Außerdem forscht Wasserscheid aktuell intensiv an der LOHC-Brennstoffzelle. Diese vereint die Funktionen des H2-Freisetzers und der BZ; die sind bisher getrennt. „Unsere LOHC-BZ ist noch nicht verkapselt, aber sie ist nicht schlechter als eine H2-BZ“, beschreibt er den aktuellen Zustand seines Forschungsstücks. Dessen Vorteile: Nicht nur, dass das Volumen kleiner ist als das der beiden Einzelkomponenten. Es entsteht auch kein freier H2; die Gefahr von Explosionen wäre damit komplett gebannt.

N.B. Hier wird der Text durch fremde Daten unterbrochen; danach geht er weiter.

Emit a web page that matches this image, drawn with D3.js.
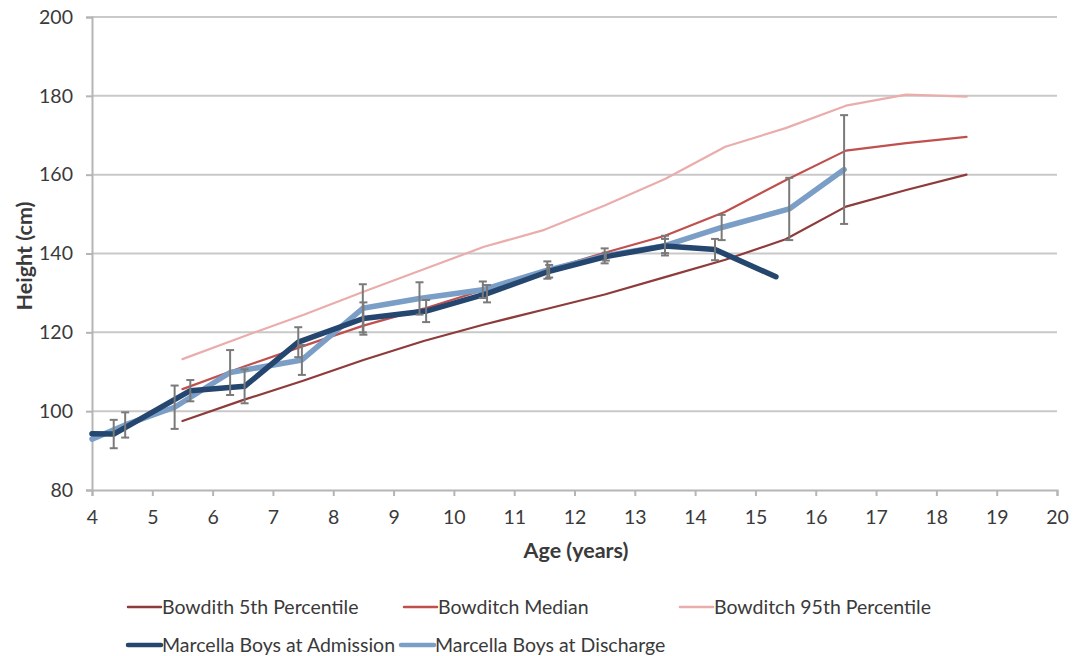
<!DOCTYPE html>
<html>
<head>
<meta charset="utf-8">
<script src="https://cdn.jsdelivr.net/npm/d3@7"></script>
<style>
  html, body { margin: 0; padding: 0; background: #fff; }
  svg { display: block; }
  text { font-family: Lato, "Liberation Sans", sans-serif; fill: #3a3a3a; }
</style>
</head>
<body>
<svg id="chart" width="1074" height="656"></svg>
<script>
// ---------------- data ----------------
const xTickValues = [4,5,6,7,8,9,10,11,12,13,14,15,16,17,18,19,20];
const yTickValues = [80,100,120,140,160,180,200];

const bowditchAges = [5.5,6.5,7.5,8.5,9.5,10.5,11.5,12.5,13.5,14.5,15.5,16.5,17.5,18.5];
const bowditch5th  = [97.5,102.8,107.7,113.0,117.8,122.0,125.8,129.6,134.0,138.4,143.6,151.9,156.1,160.0];
const bowditchMed  = [105.6,111.2,116.5,121.7,126.0,130.8,135.6,140.2,144.5,150.6,158.6,166.1,168.0,169.6];
const bowditch95th = [113.2,118.9,124.4,130.3,136.0,141.7,146.0,152.2,158.9,167.1,171.8,177.5,180.3,179.8];

const admissionAges    = [4.0,4.36,5.63,6.53,7.42,8.5,9.54,10.55,11.58,12.52,13.5,14.33,15.34];
const admissionHeights = [94.3,94.2,105.2,106.3,117.5,123.5,125.4,129.8,135.5,139.2,141.9,141.0,134.1];
const admissionErrors  = [0,3.6,2.7,4.3,3.8,4.1,2.8,2.2,1.6,1.0,1.8,2.7,0];

const dischargeAges    = [4.0,4.55,5.37,6.29,7.48,8.49,9.43,10.48,11.55,12.5,13.5,14.44,15.56,16.47];
const dischargeHeights = [92.9,96.5,101.0,109.8,113.0,126.1,128.6,130.8,135.8,139.4,142.0,146.6,151.3,161.3];
const dischargeErrors  = [0,3.2,5.5,5.7,3.8,6.1,4.1,2.1,2.2,1.9,2.5,3.2,7.9,13.8];

const seriesNames = ["Bowdith 5th Percentile","Bowditch Median","Bowditch 95th Percentile",
                     "Marcella Boys at Admission","Marcella Boys at Discharge"];
const seriesColors = ["#8e3b3b","#c0504d","#e9aeac","#24466f","#7b9ec6"];

// ---------------- layout ----------------
const svg = d3.select("#chart");
const plot = {left: 92, right: 1057, top: 17, bottom: 490};

const x = d3.scaleLinear().domain([4,20]).range([plot.left, plot.right]);
const y = d3.scaleLinear().domain([80,200]).range([plot.bottom, plot.top]);

// gridlines
svg.append("g")
  .selectAll("line")
  .data(yTickValues.filter(v => v > 80))
  .join("line")
  .attr("x1", plot.left).attr("x2", plot.right)
  .attr("y1", d => y(d)).attr("y2", d => y(d))
  .attr("stroke", "#c9c9c9").attr("stroke-width", 2);

// y axis
const yAxis = svg.append("g")
  .attr("transform", `translate(${plot.left},0)`)
  .call(d3.axisLeft(y).tickValues(yTickValues).tickSize(6).tickPadding(13).tickFormat(d3.format("d")));
yAxis.select(".domain").attr("stroke", "#b5b5b5").attr("stroke-width", 2);
yAxis.selectAll(".tick line").attr("stroke", "#b5b5b5").attr("stroke-width", 2);
yAxis.selectAll(".tick text").style("font-size", "19.5px").attr("fill", "#3a3a3a");

// x axis
const xAxis = svg.append("g")
  .attr("transform", `translate(0,${plot.bottom})`)
  .call(d3.axisBottom(x).tickValues(xTickValues).tickSize(6).tickPadding(14).tickFormat(d3.format("d")));
xAxis.select(".domain").attr("stroke", "#b5b5b5").attr("stroke-width", 2);
xAxis.selectAll(".tick line").attr("stroke", "#b5b5b5").attr("stroke-width", 2);
xAxis.selectAll(".tick text").style("font-size", "19.5px").attr("fill", "#3a3a3a");

// axis titles
svg.append("text")
  .attr("x", 576).attr("y", 558)
  .attr("text-anchor", "middle")
  .style("font-size", "21.5px").style("font-weight", "bold").attr("fill", "#111")
  .text("Age (years)");
svg.append("text")
  .attr("transform", `translate(32,256) rotate(-90)`)
  .attr("text-anchor", "middle")
  .style("font-size", "21.5px").style("font-weight", "bold").attr("fill", "#111")
  .text("Height (cm)");

// lines
const line = d3.line().x(d => x(d[0])).y(d => y(d[1])).curve(d3.curveLinear);
const zipPts = (xs, ys) => xs.map((v, i) => [v, ys[i]]);

const percentileSets = [bowditch5th, bowditchMed, bowditch95th];
percentileSets.forEach((vals, i) => {
  svg.append("path")
    .datum(zipPts(bowditchAges, vals))
    .attr("d", line)
    .attr("fill", "none")
    .attr("stroke", seriesColors[i])
    .attr("stroke-width", 2.2)
    .attr("stroke-linejoin", "round")
    .attr("stroke-linecap", "round");
});

svg.append("path")
  .datum(zipPts(dischargeAges, dischargeHeights))
  .attr("d", line)
  .attr("fill", "none").attr("stroke", seriesColors[4])
  .attr("stroke-width", 5.5).attr("stroke-linejoin", "round").attr("stroke-linecap", "round");

svg.append("path")
  .datum(zipPts(admissionAges, admissionHeights))
  .attr("d", line)
  .attr("fill", "none").attr("stroke", seriesColors[3])
  .attr("stroke-width", 5.5).attr("stroke-linejoin", "round").attr("stroke-linecap", "round");

// error bars
function errorBars(ages, heights, errs) {
  const data = ages.map((a, i) => ({a, h: heights[i], e: errs[i]})).filter(d => d.e > 0);
  const g = svg.append("g").attr("stroke", "#7a7a7a").attr("stroke-width", 2);
  g.selectAll("line.v").data(data).join("line")
    .attr("x1", d => x(d.a)).attr("x2", d => x(d.a))
    .attr("y1", d => y(d.h - d.e)).attr("y2", d => y(d.h + d.e));
  g.selectAll("line.t").data(data).join("line")
    .attr("x1", d => x(d.a) - 4).attr("x2", d => x(d.a) + 4)
    .attr("y1", d => y(d.h + d.e)).attr("y2", d => y(d.h + d.e));
  g.selectAll("line.b").data(data).join("line")
    .attr("x1", d => x(d.a) - 4).attr("x2", d => x(d.a) + 4)
    .attr("y1", d => y(d.h - d.e)).attr("y2", d => y(d.h - d.e));
}
errorBars(admissionAges, admissionHeights, admissionErrors);
errorBars(dischargeAges, dischargeHeights, dischargeErrors);

// legend
const legendLayout = [
  {sx: 128, row: 607, w: 2.5},
  {sx: 404, row: 607, w: 2.5},
  {sx: 680, row: 607, w: 2.5},
  {sx: 128, row: 645, w: 4.5},
  {sx: 401, row: 645, w: 4.5}
];
seriesNames.forEach((name, i) => {
  const L = legendLayout[i];
  svg.append("line")
    .attr("x1", L.sx).attr("x2", L.sx + 33)
    .attr("y1", L.row).attr("y2", L.row)
    .attr("stroke", seriesColors[i]).attr("stroke-width", L.w)
    .attr("stroke-linecap", "round");
  svg.append("text")
    .attr("x", L.sx + 34).attr("y", L.row + 7)
    .style("font-size", "19.5px").attr("fill", "#3a3a3a")
    .text(name);
});
</script>
</body>
</html>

Anders als beim E-Auto, dessen Ladevorgang recht lange dauert, gehe das Betanken mit H2 oder LOHC recht schnell, so Wasserscheid. Dass es nur wenige Zapfsäulen gibt, müsse sich natürlich ändern. Auch ist bei LOHC ein Problem noch ungelöst, an das man im ersten Moment kaum denkt: Der gespeicherte Wasserstoff kann nicht so einfach gemessen werden wie Benzin, das durch den Tankschlauch fließt. Hier ist die Abstimmung mit den zuständigen Behörden und Ämtern noch nicht abgeschlossen.
Aber auch das sei zu schaffen, wenn die Industrie ihren Willen bekunde, LOHC voranzutreiben. Die Wissenschaft stehe bereit: „Der Nachweis, dass es einen regenerativen Energieträger für Lkw und Busse gibt, den haben Sie nun vorliegen“, fasste Prof. Wolfgang Arlt zusammen. „Was meinen Sie, was passiert, wenn Peter Wasserscheid seine 70 Forscher fokussiert? Da bewegt sich was!“
LOHC
LOHC - liquid organic hydrogen carriers – sind organische Verbindungen, die Wasserstoff (H2) durch chemische Reaktion aufnehmen und wieder abgeben können.
Die Energiedichte von H2 im LOHC ist maximal halb so hoch, wie die in Diesel gespeicherte Energiemenge. Doch anders als Diesel wird der LOHC bei der Nutzung des H2 nicht „verbraucht“, sondern verliert nur wenige Prozent seines Volumens und Gewichts durch den freigesetzten H2. Im Umkehrschluss: Um bei gleichem Verbrauch die gleiche Strecke zurückzulegen, ist ein doppelt so großer LOHC-Tank notwendig.
Im Gegensatz zu Flüssig- oder Druck-H2 ist LOHC nicht als Gefahrgut eingestuft, weil der H2-Trägerstoff nicht explodieren kann.